Франсиско Гойя - Страница 5

Изменить размер шрифта:

К этой же эпохе относится еще очень знаменитая у испанцев картина Гойи масляными красками, находящаяся в Толедском соборе и изображающая «Целование Иуды». Эта картина отличается горячим колоритом и эффектным освещением, отчасти напоминающим манеру Рембрандта.

Но в эту пору совершается крупный переворот в направлении деятельности Гойи. Из живописца он становится почти исключительно рисовальщиком-гравером. Однако, променяв кисть на карандаш и гравировальную иглу, он ничего не теряет. Напротив, он становится на настоящую свою дорогу и именно в этих новых произведениях своих создает то, что должно было на веки веков упрочить его славу не для одной Испании, но и для всей Европы.
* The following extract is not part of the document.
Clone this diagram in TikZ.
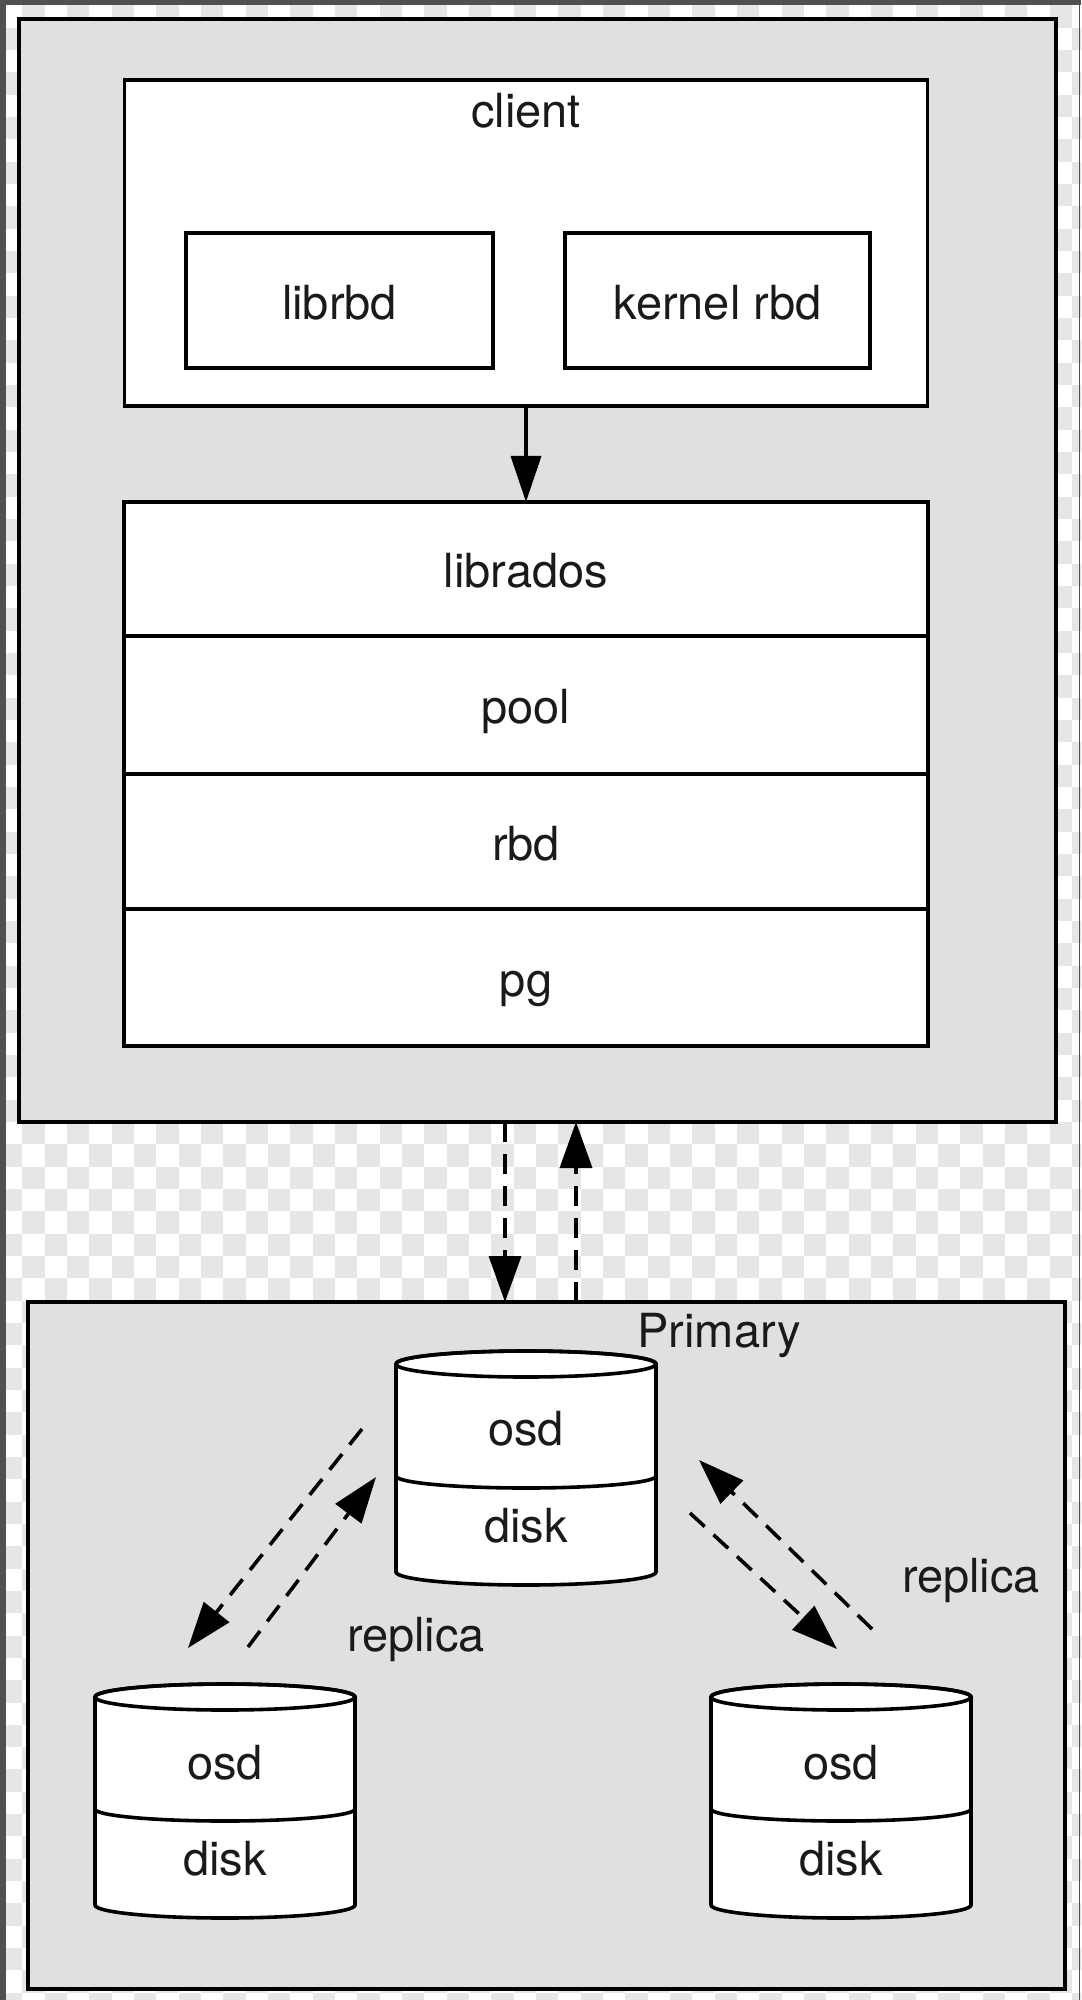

Еще в 30-х годах своей жизни Гойя занимался гравюрой. Он всегда страстно любил великого испанского живописца Веласкеса: его правдивость, его реальность, его удаление от всего условного и академичного сильно действовали на душу Гойи, потому что вполне соответствовали его собственному настроению. И вот Гойя задумывает воспроизвести посредством гравюры лучшие и замечательнейшие создания своего великого учителя. Но воспроизведения эти он делает не посредством гравюры резцом (gravure au burin) — способа классического, тяжелого, медленного и часто слишком механически правильного, но посредством гравировальной иглы и травления крепкой водкой (eau-forte) — способа, быстрого, свободного, капризного и неправильного, а главное, в высшей степени художественного и живописного. Здесь у него перед глазами были великие, несравненные образцы Рембрандта, т. е. того художника, которого Гойя, вместе с Веласкесом, любил выше всех остальных художников в мире. И вот, начиная с 1778 года, Гойя делает целый ряд превосходных офортов, колоритных и мастерских. Сначала он воспроизводи многие из лучших портретов Веласкеса огромных размеров, находившихся тогда в мадридском королевском дворце: портреты Филиппа III и Филиппа IV, королев Маргариты Австрийской, Изабеллы Бурбонской, дон Бальтазара Карлоса, сына Филиппа IV, министра Оливареса; но потом он переходит и к целым картинам. Он награвировал знаменитую картину Веласкеса, носящую название «Las Meninas», где представлена целая сцена из домашней жизни королевского семейства и сам Веласкеса является тут же со своим холстом, кистями и красками среди испанский инфантов и их гувернеров, нянек и дядек. Вслед за этою картиною Гойи награвировал многие из других капитальнейших произведений Веласкеса, его «Питухов, увенчиваемых Бахусом» (Los borrachos), «Мениппа», «Эзопа», «Водоноса» и многих из числа знаменитых его «Карл» и «Шутов».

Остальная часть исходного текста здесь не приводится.